WHY I LOVE ROKERY ASS, PF FLYERS,AND TAMER’S SURINAMESE TAKEOUT
May 4th, 2008My favorite moment of Zen in Amsterdam is realizing I have “Rokery ass”, a condition caused by sitting on the woven barrels of what appears to be bamboo that are low to the ground to accommodate the height of the very cool tables that dot the southside wall of the Rokery at #8 Singel. If you want to stop by and say hello when I’m in Amsterdam, there’s a 100% chance you’ll find me there with my friends Jeremy, Tamer, Tarek, Neil, Marko, and Aiicha.

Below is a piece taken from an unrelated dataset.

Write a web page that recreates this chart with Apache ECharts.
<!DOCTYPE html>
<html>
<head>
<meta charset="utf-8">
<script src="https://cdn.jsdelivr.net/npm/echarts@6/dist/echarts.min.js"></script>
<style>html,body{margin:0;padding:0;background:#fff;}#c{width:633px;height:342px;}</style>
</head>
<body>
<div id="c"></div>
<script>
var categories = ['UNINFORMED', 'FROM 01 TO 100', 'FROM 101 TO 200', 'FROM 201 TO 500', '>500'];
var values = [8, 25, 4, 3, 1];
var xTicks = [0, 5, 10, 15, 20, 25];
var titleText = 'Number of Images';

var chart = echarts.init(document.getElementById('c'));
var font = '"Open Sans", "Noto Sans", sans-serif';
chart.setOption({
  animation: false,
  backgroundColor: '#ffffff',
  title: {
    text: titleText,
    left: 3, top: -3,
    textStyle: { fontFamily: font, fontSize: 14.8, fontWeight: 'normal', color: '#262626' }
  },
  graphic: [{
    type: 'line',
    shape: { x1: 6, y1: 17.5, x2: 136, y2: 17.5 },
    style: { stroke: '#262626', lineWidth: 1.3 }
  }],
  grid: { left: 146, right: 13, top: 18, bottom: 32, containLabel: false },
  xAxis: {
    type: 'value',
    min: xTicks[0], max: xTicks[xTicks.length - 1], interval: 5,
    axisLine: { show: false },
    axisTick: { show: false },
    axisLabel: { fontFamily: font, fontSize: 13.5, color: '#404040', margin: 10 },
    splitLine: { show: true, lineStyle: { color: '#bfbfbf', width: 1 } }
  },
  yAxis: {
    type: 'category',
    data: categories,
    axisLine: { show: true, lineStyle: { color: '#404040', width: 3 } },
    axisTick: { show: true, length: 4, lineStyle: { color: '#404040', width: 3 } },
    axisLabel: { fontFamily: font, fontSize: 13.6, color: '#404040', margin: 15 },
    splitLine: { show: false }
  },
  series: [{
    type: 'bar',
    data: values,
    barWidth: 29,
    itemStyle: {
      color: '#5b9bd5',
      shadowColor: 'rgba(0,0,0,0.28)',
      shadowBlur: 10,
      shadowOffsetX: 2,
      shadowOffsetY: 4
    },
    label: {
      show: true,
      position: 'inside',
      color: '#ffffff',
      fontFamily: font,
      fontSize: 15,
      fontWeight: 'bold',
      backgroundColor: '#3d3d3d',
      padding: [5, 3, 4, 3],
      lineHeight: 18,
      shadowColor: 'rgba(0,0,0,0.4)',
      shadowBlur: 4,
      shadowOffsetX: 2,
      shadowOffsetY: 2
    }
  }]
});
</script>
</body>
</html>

Soon I’ll know whether the city plans to ban smoking inside the coffeeshops on July 1st, a really idiotic idea proposed by a Mayor held captiive by special interest groups……including monied real estate interests who wish to transform portions of the classic Red Light district into featherweight boutiques of artsy design and overpriced rentals for trendy goofiness that’ll be in and out of business quicker than art thieves with a box cutter and a rolled up van Gogh under one arm.
My friend Tamer will e-mail me if and when this assault on smoking inside coffeeshops occurs. There are ways around this predicament, one of them being lifetime private membership cards to coffeeshops for just 10 Euros. Fill out a form, sign it, receive your membership card, and smoke inside that particular shop for the rest of your life if you wish.

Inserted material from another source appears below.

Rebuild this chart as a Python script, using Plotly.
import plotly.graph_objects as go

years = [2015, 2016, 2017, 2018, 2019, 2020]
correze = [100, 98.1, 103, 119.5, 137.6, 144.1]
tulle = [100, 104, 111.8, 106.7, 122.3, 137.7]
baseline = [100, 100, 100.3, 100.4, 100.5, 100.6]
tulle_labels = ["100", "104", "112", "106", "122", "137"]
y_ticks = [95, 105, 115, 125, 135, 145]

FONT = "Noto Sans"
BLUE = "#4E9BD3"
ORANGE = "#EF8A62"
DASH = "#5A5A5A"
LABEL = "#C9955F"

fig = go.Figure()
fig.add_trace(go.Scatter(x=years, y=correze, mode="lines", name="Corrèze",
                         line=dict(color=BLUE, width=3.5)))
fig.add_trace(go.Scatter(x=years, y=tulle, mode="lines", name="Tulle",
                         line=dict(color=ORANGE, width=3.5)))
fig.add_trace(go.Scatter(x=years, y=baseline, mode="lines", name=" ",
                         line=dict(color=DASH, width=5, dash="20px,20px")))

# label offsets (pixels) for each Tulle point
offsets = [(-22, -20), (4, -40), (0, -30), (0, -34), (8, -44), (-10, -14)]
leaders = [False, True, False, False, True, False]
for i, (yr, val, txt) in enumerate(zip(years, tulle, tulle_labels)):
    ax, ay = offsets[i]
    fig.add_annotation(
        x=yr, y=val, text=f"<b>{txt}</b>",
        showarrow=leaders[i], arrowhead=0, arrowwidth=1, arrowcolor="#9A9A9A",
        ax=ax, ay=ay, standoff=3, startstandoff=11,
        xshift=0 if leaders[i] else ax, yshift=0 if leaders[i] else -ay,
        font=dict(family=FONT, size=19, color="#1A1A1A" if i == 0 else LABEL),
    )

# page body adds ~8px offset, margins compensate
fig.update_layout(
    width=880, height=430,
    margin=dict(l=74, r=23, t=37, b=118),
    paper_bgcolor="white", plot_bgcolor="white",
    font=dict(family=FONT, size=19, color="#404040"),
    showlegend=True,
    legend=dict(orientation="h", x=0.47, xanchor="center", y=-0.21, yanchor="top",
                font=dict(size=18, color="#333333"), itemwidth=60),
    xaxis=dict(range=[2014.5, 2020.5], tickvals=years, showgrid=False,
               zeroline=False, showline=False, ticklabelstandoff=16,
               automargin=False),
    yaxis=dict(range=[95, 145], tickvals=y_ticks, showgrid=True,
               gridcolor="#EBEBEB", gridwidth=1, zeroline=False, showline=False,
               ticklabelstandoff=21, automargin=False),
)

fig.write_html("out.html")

And while I think of it, a recent issue of Cannabis Culture took a tour of Amsterdam coffeeshops. Not one of those shops, except for the Rookies is worth a shit. Who are these writers and what the fuck are they doing featuring shops like Free Adam whose menu offers some of the worst ditch weed on the planet. Overdried, imported, freezer reefer.
I’ve sampled every shop, and every product, and have blistered scars on my heels to prove it. The best service and product is The Rokery at Singel #8. Ask Aiicha for “The Charles Big Double Coffee in a Glass Mug”. Fresh, hot, and delicious. If you wish to lessen the impact of Amsterdams rock and rolling brick walkways, and avoid crippling blisters from “walking shoes”, wear arch supported PF Flyers sneakers available on-line at Zappos.com. “Chucks” work well, but not as good as PF Flyers. A soft sneaker handles hiking the city much better than those lumpy, cross training, bright white kicks tourists wear. Even Ed Hardy’s work well.

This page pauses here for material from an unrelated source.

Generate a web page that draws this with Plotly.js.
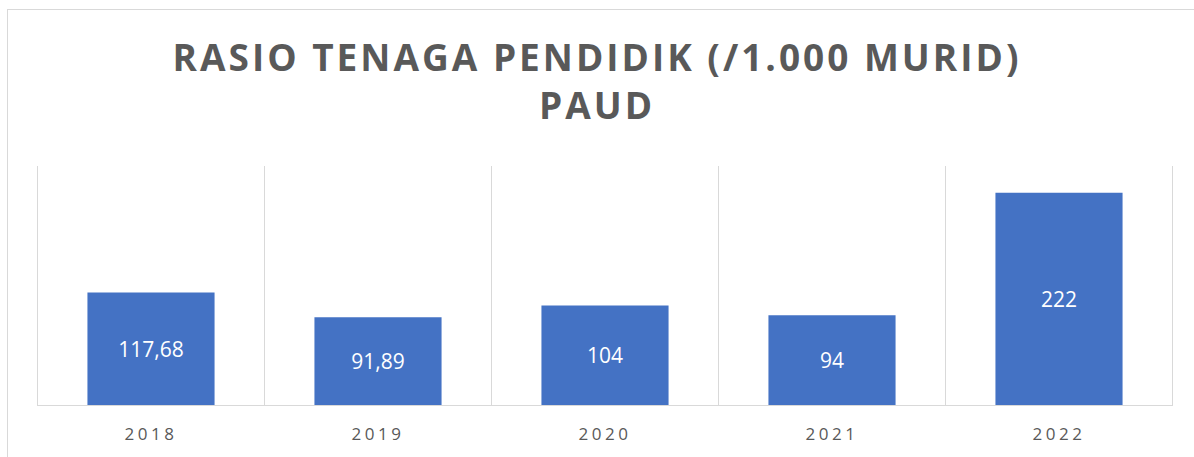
<!DOCTYPE html>
<html>
<head>
<meta charset="utf-8">
<script src="https://cdn.plot.ly/plotly-3.0.1.min.js"></script>
<style>
html,body{margin:0;padding:0;background:#fff;overflow:hidden;}
#wrap{position:relative;width:1194px;height:457px;overflow:hidden;}
#chart{width:1194px;height:457px;}
#frame{position:absolute;left:7px;top:9px;width:1400px;height:800px;border:1px solid #d9d9d9;pointer-events:none;}
.gtitle{letter-spacing:3px;}
.xtick text{letter-spacing:3.5px;}
</style>
</head>
<body>
<div id="wrap">
<div id="chart"></div>
<div id="frame"></div>
</div>
<script>
const years = ['2018','2019','2020','2021','2022'];
const ratios = [117.68, 91.89, 104, 94, 222];
const labels = ['117,68','91,89','104','94','222'];
const chartTitle = 'RASIO TENAGA PENDIDIK (/1.000 MURID)<br>PAUD';

const trace = {
  type: 'bar',
  x: years,
  y: ratios,
  text: labels,
  texttemplate: '%{text}',
  textposition: 'inside',
  insidetextanchor: 'middle',
  textangle: 0,
  insidetextfont: {family: 'Open Sans, sans-serif', size: 21, color: '#ffffff'},
  marker: {color: '#4472C4'},
  hoverinfo: 'skip'
};

const edgeLine = (xv) => ({
  type: 'line', xref: 'x', yref: 'paper',
  x0: xv, x1: xv, y0: 0, y1: 1,
  line: {color: '#d9d9d9', width: 1},
  layer: 'below'
});

const layout = {
  width: 1194,
  height: 457,
  margin: {l: 37, r: 21, t: 166, b: 52},
  paper_bgcolor: '#ffffff',
  plot_bgcolor: 'rgba(0,0,0,0)',
  bargap: 0.44,
  showlegend: false,
  title: {
    text: chartTitle,
    font: {family: 'Open Sans, sans-serif', size: 37, color: '#595959', weight: 700},
    x: 0.5, xanchor: 'center',
    y: 0.845, yanchor: 'top', yref: 'container'
  },
  xaxis: {
    type: 'category',
    tickson: 'boundaries',
    showgrid: true,
    gridcolor: '#d9d9d9',
    gridwidth: 1,
    showline: true,
    linecolor: '#d9d9d9',
    linewidth: 1,
    ticks: '',
    ticklabelstandoff: 14,
    tickfont: {family: 'Open Sans, sans-serif', size: 17, color: '#595959'},
    fixedrange: true
  },
  yaxis: {
    range: [0, 250],
    showgrid: false,
    zeroline: false,
    showticklabels: false,
    showline: false,
    fixedrange: true
  },
  shapes: [edgeLine(-0.5), edgeLine(years.length - 0.5)]
};

Plotly.newPlot('chart', [trace], layout, {displayModeBar: false, staticPlot: true});
</script>
</body>
</html>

And don’t get ripped off by the headshops lining the Nieuwendijk. Rent is high and so are the prices. Restaurants along this mall, though, are reasonable and very good as are most of the convenience stores. The Soup Kitchen and La Madonna are two that come to mind. And don’t forget to ask Tamer about the small Surinamese take out place on Spuistraat.